Start of EXCERPTED DATA

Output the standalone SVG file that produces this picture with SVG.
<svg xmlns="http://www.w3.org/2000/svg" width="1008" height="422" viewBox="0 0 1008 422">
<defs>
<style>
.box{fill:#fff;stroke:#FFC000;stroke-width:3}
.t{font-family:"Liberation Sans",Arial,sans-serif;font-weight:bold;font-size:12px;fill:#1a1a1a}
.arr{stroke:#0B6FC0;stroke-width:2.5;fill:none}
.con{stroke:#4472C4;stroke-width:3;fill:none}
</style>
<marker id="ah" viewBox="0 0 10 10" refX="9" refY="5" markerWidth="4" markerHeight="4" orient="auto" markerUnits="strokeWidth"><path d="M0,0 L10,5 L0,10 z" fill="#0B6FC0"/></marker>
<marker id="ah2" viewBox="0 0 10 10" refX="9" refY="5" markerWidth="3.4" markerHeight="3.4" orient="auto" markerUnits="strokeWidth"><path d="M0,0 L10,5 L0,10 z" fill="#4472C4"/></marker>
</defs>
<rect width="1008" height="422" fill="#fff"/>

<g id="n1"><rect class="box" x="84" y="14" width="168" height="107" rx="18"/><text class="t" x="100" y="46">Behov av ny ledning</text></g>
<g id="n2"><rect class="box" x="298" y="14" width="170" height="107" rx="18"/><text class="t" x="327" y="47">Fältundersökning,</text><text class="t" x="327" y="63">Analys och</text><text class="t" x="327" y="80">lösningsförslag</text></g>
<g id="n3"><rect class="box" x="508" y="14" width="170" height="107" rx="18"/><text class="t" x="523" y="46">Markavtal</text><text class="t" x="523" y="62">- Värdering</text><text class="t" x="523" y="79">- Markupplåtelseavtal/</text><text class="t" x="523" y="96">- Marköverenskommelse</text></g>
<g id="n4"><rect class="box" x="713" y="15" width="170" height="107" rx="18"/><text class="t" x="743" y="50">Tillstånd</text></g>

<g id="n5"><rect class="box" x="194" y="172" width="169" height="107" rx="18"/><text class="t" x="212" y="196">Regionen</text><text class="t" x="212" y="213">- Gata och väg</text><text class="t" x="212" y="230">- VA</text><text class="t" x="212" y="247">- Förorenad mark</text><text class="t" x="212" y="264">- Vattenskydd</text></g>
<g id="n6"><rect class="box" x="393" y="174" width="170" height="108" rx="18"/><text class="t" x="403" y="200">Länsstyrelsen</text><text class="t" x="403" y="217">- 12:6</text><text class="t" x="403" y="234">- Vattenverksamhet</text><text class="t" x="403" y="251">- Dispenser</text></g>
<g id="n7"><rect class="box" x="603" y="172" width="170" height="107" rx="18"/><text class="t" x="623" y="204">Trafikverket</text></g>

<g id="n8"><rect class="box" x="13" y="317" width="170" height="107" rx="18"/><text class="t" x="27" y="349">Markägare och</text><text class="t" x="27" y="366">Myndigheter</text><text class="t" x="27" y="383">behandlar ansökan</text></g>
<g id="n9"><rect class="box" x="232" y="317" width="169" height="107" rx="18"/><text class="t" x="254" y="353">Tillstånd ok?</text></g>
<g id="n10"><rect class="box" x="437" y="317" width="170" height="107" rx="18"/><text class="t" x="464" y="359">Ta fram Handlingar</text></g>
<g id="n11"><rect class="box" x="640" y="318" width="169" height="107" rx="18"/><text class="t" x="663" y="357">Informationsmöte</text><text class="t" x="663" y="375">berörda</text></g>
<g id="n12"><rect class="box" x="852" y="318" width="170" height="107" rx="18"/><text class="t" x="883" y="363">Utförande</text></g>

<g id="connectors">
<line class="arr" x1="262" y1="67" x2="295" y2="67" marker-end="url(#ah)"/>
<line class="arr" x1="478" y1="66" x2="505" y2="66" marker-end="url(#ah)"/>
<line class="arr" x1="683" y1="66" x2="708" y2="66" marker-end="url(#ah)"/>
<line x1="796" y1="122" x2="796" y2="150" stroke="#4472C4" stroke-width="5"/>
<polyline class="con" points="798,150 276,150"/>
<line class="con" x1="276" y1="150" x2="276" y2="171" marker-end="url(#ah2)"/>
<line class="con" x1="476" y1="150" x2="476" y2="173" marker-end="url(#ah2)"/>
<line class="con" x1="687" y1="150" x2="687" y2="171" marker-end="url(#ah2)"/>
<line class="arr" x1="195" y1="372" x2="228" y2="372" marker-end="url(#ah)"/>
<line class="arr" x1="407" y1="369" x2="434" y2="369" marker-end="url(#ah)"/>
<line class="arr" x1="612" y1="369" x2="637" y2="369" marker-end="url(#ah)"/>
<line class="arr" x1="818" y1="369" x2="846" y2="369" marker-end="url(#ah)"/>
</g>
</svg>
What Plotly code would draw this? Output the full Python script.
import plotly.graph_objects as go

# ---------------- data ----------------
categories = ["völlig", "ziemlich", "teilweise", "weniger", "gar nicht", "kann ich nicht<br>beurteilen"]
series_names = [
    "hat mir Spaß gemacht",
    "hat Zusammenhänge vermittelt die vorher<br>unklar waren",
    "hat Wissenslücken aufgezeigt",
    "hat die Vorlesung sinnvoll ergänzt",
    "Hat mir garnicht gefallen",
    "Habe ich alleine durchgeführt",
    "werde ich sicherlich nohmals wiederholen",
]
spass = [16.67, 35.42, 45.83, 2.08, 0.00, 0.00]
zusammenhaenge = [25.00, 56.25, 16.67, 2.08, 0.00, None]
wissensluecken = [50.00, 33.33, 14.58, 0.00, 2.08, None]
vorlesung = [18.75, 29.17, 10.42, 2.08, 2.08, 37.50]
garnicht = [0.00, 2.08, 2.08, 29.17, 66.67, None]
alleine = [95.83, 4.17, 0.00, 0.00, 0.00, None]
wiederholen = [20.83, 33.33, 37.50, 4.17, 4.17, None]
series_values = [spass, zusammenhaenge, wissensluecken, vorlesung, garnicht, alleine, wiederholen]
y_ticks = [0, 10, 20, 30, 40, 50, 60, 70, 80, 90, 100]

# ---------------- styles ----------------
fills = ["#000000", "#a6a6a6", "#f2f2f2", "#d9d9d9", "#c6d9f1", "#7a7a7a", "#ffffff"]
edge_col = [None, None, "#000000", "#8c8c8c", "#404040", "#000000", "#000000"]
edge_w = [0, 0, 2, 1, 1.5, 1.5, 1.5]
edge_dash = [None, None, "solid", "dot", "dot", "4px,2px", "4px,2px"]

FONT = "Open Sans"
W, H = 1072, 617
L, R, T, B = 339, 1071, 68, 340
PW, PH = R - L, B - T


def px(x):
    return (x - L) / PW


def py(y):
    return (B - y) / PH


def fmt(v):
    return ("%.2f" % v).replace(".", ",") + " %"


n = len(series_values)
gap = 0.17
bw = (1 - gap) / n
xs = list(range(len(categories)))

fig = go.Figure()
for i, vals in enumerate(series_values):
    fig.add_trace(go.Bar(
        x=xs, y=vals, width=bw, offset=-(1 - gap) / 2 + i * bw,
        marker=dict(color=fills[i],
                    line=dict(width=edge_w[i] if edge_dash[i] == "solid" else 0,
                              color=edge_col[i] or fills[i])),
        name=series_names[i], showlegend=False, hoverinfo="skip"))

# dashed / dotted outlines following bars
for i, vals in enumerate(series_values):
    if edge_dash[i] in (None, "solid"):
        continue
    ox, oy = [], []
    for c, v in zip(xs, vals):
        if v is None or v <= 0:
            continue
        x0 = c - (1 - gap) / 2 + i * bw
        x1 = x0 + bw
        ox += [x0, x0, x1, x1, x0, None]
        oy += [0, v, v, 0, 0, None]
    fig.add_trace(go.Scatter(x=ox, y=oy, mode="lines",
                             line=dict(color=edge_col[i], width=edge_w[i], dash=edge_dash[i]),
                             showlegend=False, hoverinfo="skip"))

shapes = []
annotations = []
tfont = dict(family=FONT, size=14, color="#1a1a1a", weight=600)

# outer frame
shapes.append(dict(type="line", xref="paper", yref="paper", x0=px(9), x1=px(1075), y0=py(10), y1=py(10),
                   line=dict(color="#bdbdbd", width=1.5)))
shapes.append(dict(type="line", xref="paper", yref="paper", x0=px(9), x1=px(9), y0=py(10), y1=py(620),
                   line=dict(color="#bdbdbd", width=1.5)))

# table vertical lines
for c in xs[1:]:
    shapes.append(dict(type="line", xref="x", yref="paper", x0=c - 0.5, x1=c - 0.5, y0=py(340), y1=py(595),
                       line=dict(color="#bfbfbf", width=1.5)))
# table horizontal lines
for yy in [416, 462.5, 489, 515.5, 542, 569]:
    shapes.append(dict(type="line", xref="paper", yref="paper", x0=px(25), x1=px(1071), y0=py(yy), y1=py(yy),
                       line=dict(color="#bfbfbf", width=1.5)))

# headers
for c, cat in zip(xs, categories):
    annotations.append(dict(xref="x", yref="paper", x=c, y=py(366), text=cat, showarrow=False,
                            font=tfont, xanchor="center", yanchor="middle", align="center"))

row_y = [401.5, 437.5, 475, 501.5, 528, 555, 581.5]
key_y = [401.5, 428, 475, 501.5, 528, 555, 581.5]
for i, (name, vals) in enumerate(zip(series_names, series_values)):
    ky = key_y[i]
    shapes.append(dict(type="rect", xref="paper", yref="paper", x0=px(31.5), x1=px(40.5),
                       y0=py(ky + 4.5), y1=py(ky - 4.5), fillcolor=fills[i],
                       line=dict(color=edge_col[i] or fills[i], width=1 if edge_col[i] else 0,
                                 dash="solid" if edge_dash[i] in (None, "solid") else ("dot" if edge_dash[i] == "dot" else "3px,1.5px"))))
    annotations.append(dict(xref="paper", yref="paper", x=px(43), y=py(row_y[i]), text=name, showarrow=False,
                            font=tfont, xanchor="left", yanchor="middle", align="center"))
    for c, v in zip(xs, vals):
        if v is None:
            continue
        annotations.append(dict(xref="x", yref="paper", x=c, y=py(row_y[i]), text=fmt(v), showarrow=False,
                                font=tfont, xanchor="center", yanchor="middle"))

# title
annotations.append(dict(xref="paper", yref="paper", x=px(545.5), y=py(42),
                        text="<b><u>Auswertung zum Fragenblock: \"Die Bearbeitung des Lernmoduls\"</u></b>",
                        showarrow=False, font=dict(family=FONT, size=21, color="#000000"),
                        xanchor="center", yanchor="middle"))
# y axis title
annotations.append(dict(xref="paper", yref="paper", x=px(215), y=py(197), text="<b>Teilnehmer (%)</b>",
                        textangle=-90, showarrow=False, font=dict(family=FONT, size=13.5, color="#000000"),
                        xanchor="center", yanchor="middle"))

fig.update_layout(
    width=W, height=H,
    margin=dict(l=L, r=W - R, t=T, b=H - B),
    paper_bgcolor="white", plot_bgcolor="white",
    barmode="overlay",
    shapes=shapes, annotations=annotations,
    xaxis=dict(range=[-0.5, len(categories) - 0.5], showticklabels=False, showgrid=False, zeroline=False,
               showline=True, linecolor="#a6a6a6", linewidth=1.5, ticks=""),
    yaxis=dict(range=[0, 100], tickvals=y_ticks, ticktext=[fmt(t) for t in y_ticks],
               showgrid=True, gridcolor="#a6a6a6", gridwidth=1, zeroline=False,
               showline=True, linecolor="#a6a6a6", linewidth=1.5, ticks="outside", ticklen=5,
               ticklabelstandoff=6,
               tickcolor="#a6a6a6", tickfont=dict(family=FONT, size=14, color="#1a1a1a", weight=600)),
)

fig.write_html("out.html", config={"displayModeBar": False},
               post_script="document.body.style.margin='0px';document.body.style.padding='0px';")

End of EXCERPTED DATA

**WHAT TO DO:**
Show the lines that mention the word "Output".

**EXERCISE ANSWER:**
Output the standalone SVG file that produces this picture with SVG.
What Plotly code would draw this? Output the full Python script.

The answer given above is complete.